Reproduce the lines below exactly, from the one containing "Reproduce this chart with Apache ECharts." through the one containing "var colors = ['#957878', '#b8a4a4', '#dccfcf'];", both included. Leave out any pictures.

:: Stored entries ::
——————————
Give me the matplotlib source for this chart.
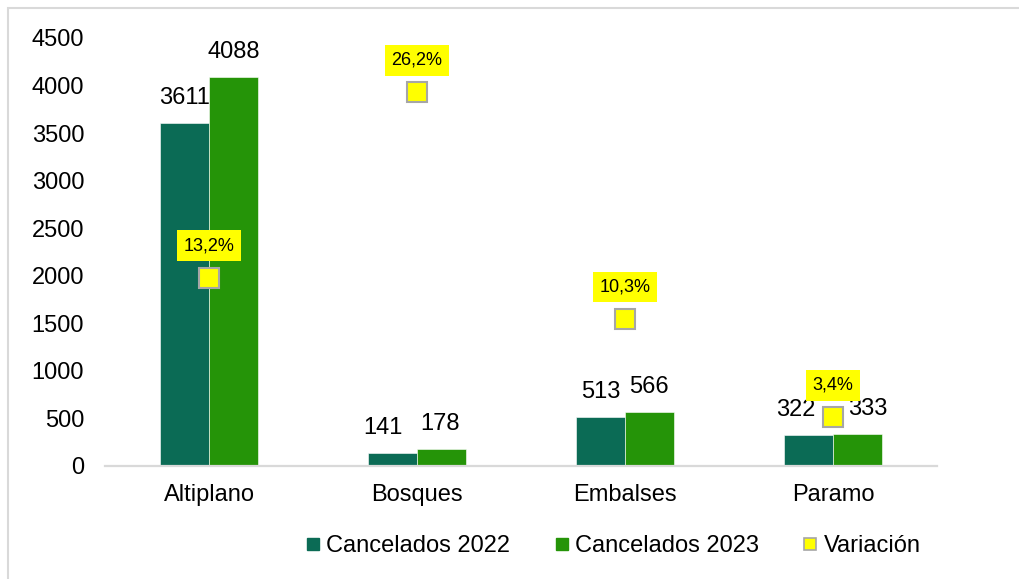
import matplotlib
matplotlib.use("Agg")
import matplotlib.pyplot as plt
from matplotlib.lines import Line2D
from matplotlib.patches import Rectangle
import numpy as np

categories = ["Altiplano", "Bosques", "Embalses", "Paramo"]
cancelados_2022 = [3611, 141, 513, 322]
cancelados_2023 = [4088, 178, 566, 333]
variacion = [0.132, 0.262, 0.103, 0.034]
variacion_labels = ["13,2%", "26,2%", "10,3%", "3,4%"]
y_ticks = [0, 500, 1000, 1500, 2000, 2500, 3000, 3500, 4000, 4500]

# label nudges (pixels) as Excel placed them
nudge_2022 = [0, -10, 0, -13]
nudge_2023 = [0, -2, -1, 10]

c22 = "#0B6B55"
c23 = "#259408"
yellow = "#FFFF00"
gray_edge = "#A6A6A6"

plt.rcParams['font.family'] = ['Liberation Sans', 'DejaVu Sans']

fig = plt.figure(figsize=(10.2, 5.79), dpi=100)
W, H = 1020, 579
ax = fig.add_axes([105 / W, 1 - 466 / H, (937 - 105) / W, (466 - 38) / H])

x = np.arange(len(categories))
bw = 0.236
ax.bar(x - bw / 2, cancelados_2022, bw, color=c22, edgecolor="white", linewidth=0.4, label="Cancelados 2022")
ax.bar(x + bw / 2, cancelados_2023, bw, color=c23, edgecolor="white", linewidth=0.4, label="Cancelados 2023")

ax.set_xlim(-0.5, len(categories) - 0.5)
ax.set_ylim(0, 4500)
ax.set_yticks(y_ticks)
ax.set_xticks(x)
ax.set_xticklabels(categories)
ax.tick_params(axis="y", length=0, pad=15, labelsize=17)
ax.tick_params(axis="x", length=0, pad=13, labelsize=17)
for s in ["top", "right", "left"]:
    ax.spines[s].set_visible(False)
ax.spines["bottom"].set_color("#D9D9D9")
ax.spines["bottom"].set_linewidth(1.6)

for i, (v1, v2) in enumerate(zip(cancelados_2022, cancelados_2023)):
    ax.annotate(f"{v1}", (x[i] - bw / 2, v1), xytext=(nudge_2022[i], 25), textcoords="offset pixels",
                ha="center", va="center", fontsize=17)
    ax.annotate(f"{v2}", (x[i] + bw / 2, v2), xytext=(nudge_2023[i], 25), textcoords="offset pixels",
                ha="center", va="center", fontsize=17)

ax2 = ax.twinx()
ax2.set_ylim(0, 0.30)
ax2.axis("off")
ax2.plot(x, variacion, linestyle="none", marker="s", markersize=14, markerfacecolor=yellow,
         markeredgecolor=gray_edge, markeredgewidth=1.5, label="Variación")
for i, v in enumerate(variacion):
    ax2.annotate(variacion_labels[i], (x[i], v), xytext=(0, 32), textcoords="offset pixels",
                 ha="center", va="center", fontsize=13,
                 bbox=dict(boxstyle="square,pad=0.38", facecolor=yellow, edgecolor="none"))

handles = [
    Line2D([], [], linestyle="none", marker="s", markersize=8.5, markerfacecolor=c22, markeredgecolor=c22),
    Line2D([], [], linestyle="none", marker="s", markersize=8.5, markerfacecolor=c23, markeredgecolor=c23),
    Line2D([], [], linestyle="none", marker="s", markersize=8.5, markerfacecolor=yellow,
           markeredgecolor=gray_edge, markeredgewidth=1.2),
]
fig.legend(handles, ["Cancelados 2022", "Cancelados 2023", "Variación"], loc="center",
           bbox_to_anchor=(613 / W, 1 - 546 / H), ncol=3, frameon=False, fontsize=17,
           handlelength=0.6, handletextpad=0.25, columnspacing=1.9, borderaxespad=0)

fig.patches.append(Rectangle((8 / W, -0.5), 2.0, 1.5 - 8 / H, transform=fig.transFigure,
                             fill=False, edgecolor="#D9D9D9", linewidth=1.5, zorder=-1))

fig.savefig("out.png", dpi=100)
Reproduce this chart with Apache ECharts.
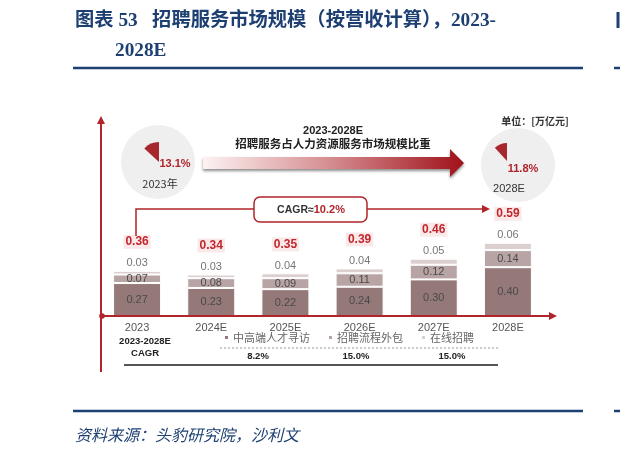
<!DOCTYPE html>
<html>
<head>
<meta charset="utf-8">
<script src="https://cdn.jsdelivr.net/npm/echarts@6/dist/echarts.min.js"></script>
<style>
html,body{margin:0;padding:0;background:#fff;}
#main{width:620px;height:454px;}
</style>
</head>
<body>
<div id="main"></div>
<script>
// ---- data ----
var categories = ['2023', '2024E', '2025E', '2026E', '2027E', '2028E'];
var seriesNames = ['中高端人才寻访', '招聘流程外包', '在线招聘'];
var headhunting = [0.27, 0.23, 0.22, 0.24, 0.30, 0.40];
var rpo = [0.07, 0.08, 0.09, 0.11, 0.12, 0.14];
var online = [0.03, 0.03, 0.04, 0.04, 0.05, 0.06];
var totals = [0.36, 0.34, 0.35, 0.39, 0.46, 0.59];
var cagrBySegment = ['8.2%', '15.0%', '15.0%'];
var totalCagr = '10.2%';
var shareYears = ['2023年', '2028E'];
var shares = [13.1, 11.8];

var SANS = "'Liberation Sans','Noto Sans CJK SC',sans-serif";
var CJK = "'Noto Sans CJK SC','Liberation Sans',sans-serif";
var TITLE_FONT = "'Liberation Serif','Noto Sans CJK SC',serif";
var NAVY = '#1d3f72';
var RED = '#b0242a';
var colors = ['#957878', '#b8a4a4', '#dccfcf'];

function txt(text, x, y, opt) {
  opt = opt || {};
  return {
    type: 'text', z: opt.z || 10,
    style: {
      text: text, x: x, y: y,
      fill: opt.fill || '#333',
      fontSize: opt.size || 11,
      fontWeight: opt.weight || 'normal',
      fontStyle: opt.style || 'normal',
      fontFamily: opt.family || SANS,
      align: opt.align || 'center', verticalAlign: 'middle',
      textAlign: opt.align || 'center', textVerticalAlign: 'middle',
      rich: opt.rich
    }
  };
}
function line(x1, y1, x2, y2, color, w, dash) {
  return { type: 'line', z: 5, shape: { x1: x1, y1: y1, x2: x2, y2: y2 },
    style: { stroke: color, lineWidth: w, lineDash: dash || null } };
}

var chart = echarts.init(document.getElementById('main'), null, { renderer: 'canvas' });

var graphics = [
  // title
  txt('图表 53   招聘服务市场规模（按营收计算），2023-', 75, 21, { fill: NAVY, size: 19.3, weight: 'bold', family: TITLE_FONT, align: 'left' }),
  txt('2028E', 115, 51, { fill: NAVY, size: 19.3, weight: 'bold', family: TITLE_FONT, align: 'left' }),
  line(73, 68, 583, 68, NAVY, 2.5),
  line(614, 68, 620, 68, NAVY, 2.5),
  line(618, 12, 618, 28, NAVY, 3),
  line(73, 411, 583, 411, NAVY, 2.5),
  line(614, 411, 620, 411, NAVY, 2.5),
  txt('资料来源：头豹研究院，沙利文', 75, 435, { fill: NAVY, size: 16, style: 'italic', family: CJK, align: 'left' }),

  // background circles
  { type: 'circle', z: 0, shape: { cx: 158, cy: 162, r: 37 }, style: { fill: '#efefef' } },
  { type: 'circle', z: 0, shape: { cx: 518, cy: 165, r: 37 }, style: { fill: '#efefef' } },
  txt(shares[0].toFixed(1) + '%', 175, 164, { fill: RED, size: 11, weight: 'bold' }),
  txt(shareYears[0], 160, 184, { fill: '#333', size: 11, family: CJK }),
  txt(shares[1].toFixed(1) + '%', 523, 169, { fill: RED, size: 11, weight: 'bold' }),
  txt(shareYears[1], 509, 189, { fill: '#333', size: 11 }),
  txt('单位：[万亿元]', 535, 121, { fill: '#333', size: 10, weight: 'bold', family: CJK }),

  // gradient arrow
  { type: 'polygon', z: 3,
    shape: { points: [[203, 157], [450, 157], [450, 149], [464, 163], [450, 177], [450, 169], [203, 169]] },
    style: {
      fill: new echarts.graphic.LinearGradient(0, 0, 1, 0, [
        { offset: 0, color: '#fdf2f2' }, { offset: 0.5, color: '#d48a8d' }, { offset: 1, color: '#a0111a' }
      ]),
      shadowBlur: 3, shadowOffsetY: 2, shadowColor: 'rgba(0,0,0,0.45)'
    } },
  txt('2023-2028E', 333, 131, { fill: '#222', size: 11, weight: 'bold' }),
  txt('招聘服务占人力资源服务市场规模比重', 333, 144, { fill: '#222', size: 11.5, weight: 'bold', family: CJK }),

  // CAGR bracket
  { type: 'polyline', z: 5, shape: { points: [[136, 236], [136, 209], [254, 209]] }, style: { stroke: RED, lineWidth: 1.5, fill: null } },
  line(367, 209, 484, 209, RED, 1.5),
  { type: 'polygon', z: 5, shape: { points: [[482, 205], [490, 209], [482, 213]] }, style: { fill: RED } },
  { type: 'rect', z: 6, shape: { x: 254, y: 197, width: 113, height: 25, r: 6 }, style: { fill: '#fff', stroke: RED, lineWidth: 1.5 } },
  txt('{a|CAGR≈}{b|' + totalCagr + '}', 311, 210, { z: 7, rich: {
    a: { fill: '#333', fontSize: 10.5, fontFamily: SANS, fontWeight: 'bold' },
    b: { fill: RED, fontSize: 11, fontFamily: SANS, fontWeight: 'bold' } } }),

  // axes
  line(101, 121, 101, 372, RED, 2),
  { type: 'polygon', z: 5, shape: { points: [[97, 124], [101, 116], [105, 124]] }, style: { fill: RED } },
  line(101, 316, 551, 316, RED, 2),
  { type: 'polygon', z: 5, shape: { points: [[549, 312], [557, 316], [549, 320]] }, style: { fill: RED } },
  { type: 'circle', z: 6, shape: { cx: 102, cy: 316, r: 2.8 }, style: { fill: RED } },

  // CAGR table
  txt('2023-2028E', 145, 341, { fill: '#222', size: 9.5, weight: 'bold' }),
  txt('CAGR', 145, 353, { fill: '#222', size: 9.5, weight: 'bold' }),
  line(220, 348, 498, 348, '#999', 1, [2, 2]),
  txt(cagrBySegment[0], 258, 356, { fill: '#222', size: 9.5, weight: 'bold' }),
  txt(cagrBySegment[1], 356, 356, { fill: '#222', size: 9.5, weight: 'bold' }),
  txt(cagrBySegment[2], 452, 356, { fill: '#222', size: 9.5, weight: 'bold' }),
  line(124, 365, 498, 365, '#555', 2)
];

function fmt2(p) { return p.value.toFixed(2); }

var option = {
  animation: false,
  backgroundColor: '#fff',
  textStyle: { fontFamily: SANS },
  color: colors,
  grid: { left: 100, width: 445, top: 194, height: 122 },
  legend: {
    left: 218, top: 327, icon: 'rect', itemWidth: 5, itemHeight: 5, itemGap: 17,
    textStyle: { color: '#666', fontSize: 11, fontFamily: CJK, padding: [0, 0, 0, -1] },
    data: seriesNames
  },
  xAxis: {
    type: 'category', data: categories,
    axisLine: { show: false }, axisTick: { show: false },
    axisLabel: { color: '#555', fontSize: 11, margin: 6 }
  },
  yAxis: { type: 'value', min: 0, max: 1, show: false, splitLine: { show: false } },
  series: [
    { name: seriesNames[0], type: 'bar', stack: 'a', data: headhunting, barWidth: 48,
      itemStyle: { color: colors[0], borderColor: '#fff', borderWidth: 1 },
      label: { show: true, position: 'inside', color: '#4a4a4a', fontSize: 11, formatter: fmt2 } },
    { name: seriesNames[1], type: 'bar', stack: 'a', data: rpo, barWidth: 48,
      itemStyle: { color: colors[1], borderColor: '#fff', borderWidth: 1 },
      label: { show: true, position: 'inside', color: '#4a4a4a', fontSize: 11, formatter: fmt2 } },
    { name: seriesNames[2], type: 'bar', stack: 'a', data: online, barWidth: 48,
      itemStyle: { color: colors[2], borderColor: '#fff', borderWidth: 1 },
      label: { show: true, position: 'top', distance: 1,
        formatter: function (p) { return '{t|' + totals[p.dataIndex].toFixed(2) + '}\n{v|' + p.value.toFixed(2) + '}'; },
        rich: {
          t: { color: '#c0262c', fontWeight: 'bold', fontSize: 12, backgroundColor: '#fbe9ea', padding: [1, 2], lineHeight: 30 },
          v: { color: '#777', fontSize: 11, lineHeight: 13 }
        } } },
    { type: 'pie', center: [159, 162], radius: [0, 20], startAngle: 90, clockwise: false,
      silent: true, label: { show: false }, labelLine: { show: false },
      data: [{ value: shares[0], itemStyle: { color: '#a8272c' } }, { value: 100 - shares[0], itemStyle: { color: 'rgba(0,0,0,0)' } }] },
    { type: 'pie', center: [507, 161], radius: [0, 18], startAngle: 90, clockwise: false,
      silent: true, label: { show: false }, labelLine: { show: false },
      data: [{ value: shares[1], itemStyle: { color: '#a8272c' } }, { value: 100 - shares[1], itemStyle: { color: 'rgba(0,0,0,0)' } }] }
  ],
  graphic: { elements: graphics }
};
chart.setOption(option);
</script>
</body>
</html>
——————————
:: Correct output ::
Reproduce this chart with Apache ECharts.
<!DOCTYPE html>
<html>
<head>
<meta charset="utf-8">
<script src="https://cdn.jsdelivr.net/npm/echarts@6/dist/echarts.min.js"></script>
<style>
html,body{margin:0;padding:0;background:#fff;}
#main{width:620px;height:454px;}
</style>
</head>
<body>
<div id="main"></div>
<script>
// ---- data ----
var categories = ['2023', '2024E', '2025E', '2026E', '2027E', '2028E'];
var seriesNames = ['中高端人才寻访', '招聘流程外包', '在线招聘'];
var headhunting = [0.27, 0.23, 0.22, 0.24, 0.30, 0.40];
var rpo = [0.07, 0.08, 0.09, 0.11, 0.12, 0.14];
var online = [0.03, 0.03, 0.04, 0.04, 0.05, 0.06];
var totals = [0.36, 0.34, 0.35, 0.39, 0.46, 0.59];
var cagrBySegment = ['8.2%', '15.0%', '15.0%'];
var totalCagr = '10.2%';
var shareYears = ['2023年', '2028E'];
var shares = [13.1, 11.8];

var SANS = "'Liberation Sans','Noto Sans CJK SC',sans-serif";
var CJK = "'Noto Sans CJK SC','Liberation Sans',sans-serif";
var TITLE_FONT = "'Liberation Serif','Noto Sans CJK SC',serif";
var NAVY = '#1d3f72';
var RED = '#b0242a';
var colors = ['#957878', '#b8a4a4', '#dccfcf'];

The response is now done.